[start]

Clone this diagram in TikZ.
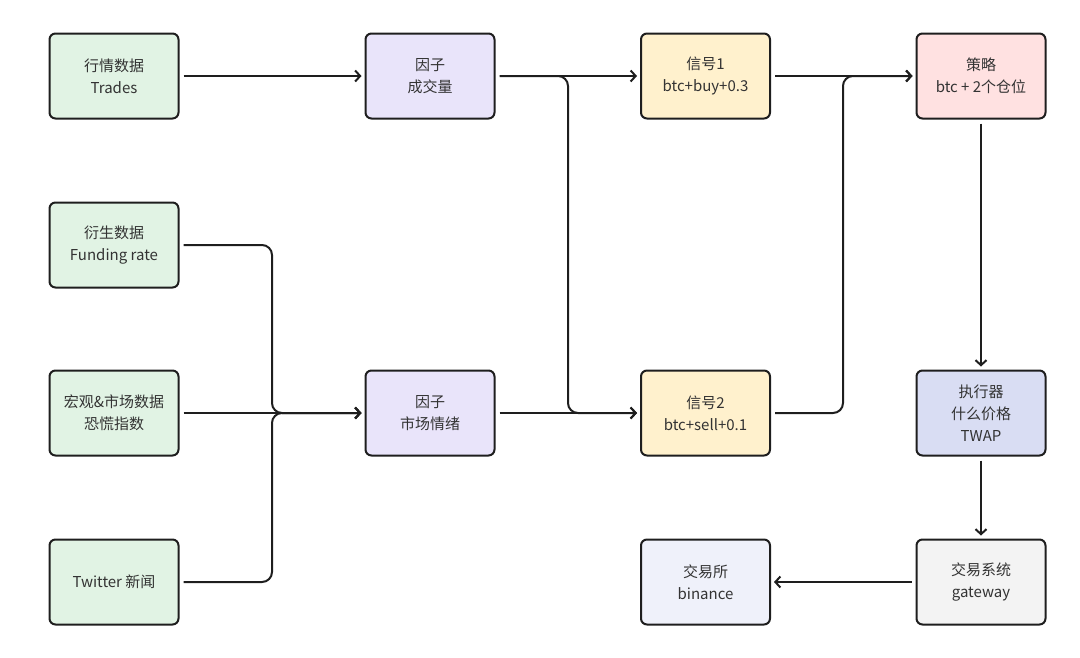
\documentclass[tikz,border=0pt]{standalone}
\usepackage{fontspec}
\setmainfont{Noto Sans CJK SC}
\usetikzlibrary{arrows.meta}
\definecolor{cgreen}{HTML}{E1F3E4}
\definecolor{cpurple}{HTML}{E9E4FA}
\definecolor{cyellow}{HTML}{FFF1CD}
\definecolor{cpink}{HTML}{FFE1E1}
\definecolor{cblue}{HTML}{D9DDF3}
\definecolor{cgrey}{HTML}{F3F3F3}
\definecolor{cpale}{HTML}{EFF1FA}
\definecolor{cborder}{HTML}{1E1E1E}
\definecolor{ctext}{HTML}{333333}
\tikzset{
  box/.style={draw=cborder, line width=2pt, rounded corners=6pt,
    minimum width=129pt, minimum height=85pt, align=center,
    text=ctext, font=\fontsize{15}{22}\selectfont, inner sep=2pt},
  conn/.style={draw=cborder, line width=2pt, rounded corners=10pt,
    -{Straight Barb[length=5pt,width=11pt]}, shorten >=3pt, shorten <=4pt}
}
\begin{document}
\begin{tikzpicture}[x=1pt,y=-1pt]
\useasboundingbox (0,0) rectangle (1080,657);
% column 1
\node[box, fill=cgreen] (hq) at (114,76) {行情数据\\Trades};
\node[box, fill=cgreen] (ys) at (114,245) {衍生数据\\Funding rate};
\node[box, fill=cgreen] (hg) at (114,413) {宏观\&市场数据\\恐慌指数};
\node[box, fill=cgreen] (tw) at (114,582) {Twitter 新闻};
% column 2
\node[box, fill=cpurple] (f1) at (430,76) {因子\\成交量};
\node[box, fill=cpurple] (f2) at (430,413) {因子\\市场情绪};
% column 3
\node[box, fill=cyellow] (s1) at (705.5,76) {信号1\\btc+buy+0.3};
\node[box, fill=cyellow] (s2) at (705.5,413) {信号2\\btc+sell+0.1};
\node[box, fill=cpale] (ex) at (705.5,582) {交易所\\binance};
% column 4
\node[box, fill=cpink] (cl) at (981,76) {策略\\btc + 2个仓位};
\node[box, fill=cblue] (zx) at (981,413) {执行器\\什么价格\\TWAP};
\node[box, fill=cgrey] (gw) at (981,582) {交易系统\\gateway};
% junction columns
\coordinate (ja) at (272,0);
\coordinate (jb) at (568,0);
\coordinate (jc) at (843,0);
% connectors
\draw[conn] (hq) -- (f1);
\draw[conn] (hg) -- (f2);
\draw[conn] (ys.east) -- (ys.east -| ja) -- (f2.west -| ja) -- (f2.west);
\draw[conn] (tw.east) -- (tw.east -| ja) -- (f2.west -| ja) -- (f2.west);
\draw[conn] (f1) -- (s1);
\draw[conn] (f2) -- (s2);
\draw[conn] (f1.east) -- (f1.east -| jb) -- (s2.west -| jb) -- (s2.west);
\draw[conn] (s1) -- (cl);
\draw[conn] (s2.east) -- (s2.east -| jc) -- (cl.west -| jc) -- (cl.west);
\draw[conn] (cl) -- (zx);
\draw[conn] (zx) -- (gw);
\draw[conn] (gw) -- (ex);
\end{tikzpicture}
\end{document}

[end]

SHORT EXERCISE: Quote the full listing above word for word; exclude every picture from the copy.

ANSWER IN FULL:
Clone this diagram in TikZ.
\documentclass[tikz,border=0pt]{standalone}
\usepackage{fontspec}
\setmainfont{Noto Sans CJK SC}
\usetikzlibrary{arrows.meta}
\definecolor{cgreen}{HTML}{E1F3E4}
\definecolor{cpurple}{HTML}{E9E4FA}
\definecolor{cyellow}{HTML}{FFF1CD}
\definecolor{cpink}{HTML}{FFE1E1}
\definecolor{cblue}{HTML}{D9DDF3}
\definecolor{cgrey}{HTML}{F3F3F3}
\definecolor{cpale}{HTML}{EFF1FA}
\definecolor{cborder}{HTML}{1E1E1E}
\definecolor{ctext}{HTML}{333333}
\tikzset{
  box/.style={draw=cborder, line width=2pt, rounded corners=6pt,
    minimum width=129pt, minimum height=85pt, align=center,
    text=ctext, font=\fontsize{15}{22}\selectfont, inner sep=2pt},
  conn/.style={draw=cborder, line width=2pt, rounded corners=10pt,
    -{Straight Barb[length=5pt,width=11pt]}, shorten >=3pt, shorten <=4pt}
}
\begin{document}
\begin{tikzpicture}[x=1pt,y=-1pt]
\useasboundingbox (0,0) rectangle (1080,657);
% column 1
\node[box, fill=cgreen] (hq) at (114,76) {行情数据\\Trades};
\node[box, fill=cgreen] (ys) at (114,245) {衍生数据\\Funding rate};
\node[box, fill=cgreen] (hg) at (114,413) {宏观\&市场数据\\恐慌指数};
\node[box, fill=cgreen] (tw) at (114,582) {Twitter 新闻};
% column 2
\node[box, fill=cpurple] (f1) at (430,76) {因子\\成交量};
\node[box, fill=cpurple] (f2) at (430,413) {因子\\市场情绪};
% column 3
\node[box, fill=cyellow] (s1) at (705.5,76) {信号1\\btc+buy+0.3};
\node[box, fill=cyellow] (s2) at (705.5,413) {信号2\\btc+sell+0.1};
\node[box, fill=cpale] (ex) at (705.5,582) {交易所\\binance};
% column 4
\node[box, fill=cpink] (cl) at (981,76) {策略\\btc + 2个仓位};
\node[box, fill=cblue] (zx) at (981,413) {执行器\\什么价格\\TWAP};
\node[box, fill=cgrey] (gw) at (981,582) {交易系统\\gateway};
% junction columns
\coordinate (ja) at (272,0);
\coordinate (jb) at (568,0);
\coordinate (jc) at (843,0);
% connectors
\draw[conn] (hq) -- (f1);
\draw[conn] (hg) -- (f2);
\draw[conn] (ys.east) -- (ys.east -| ja) -- (f2.west -| ja) -- (f2.west);
\draw[conn] (tw.east) -- (tw.east -| ja) -- (f2.west -| ja) -- (f2.west);
\draw[conn] (f1) -- (s1);
\draw[conn] (f2) -- (s2);
\draw[conn] (f1.east) -- (f1.east -| jb) -- (s2.west -| jb) -- (s2.west);
\draw[conn] (s1) -- (cl);
\draw[conn] (s2.east) -- (s2.east -| jc) -- (cl.west -| jc) -- (cl.west);
\draw[conn] (cl) -- (zx);
\draw[conn] (zx) -- (gw);
\draw[conn] (gw) -- (ex);
\end{tikzpicture}
\end{document}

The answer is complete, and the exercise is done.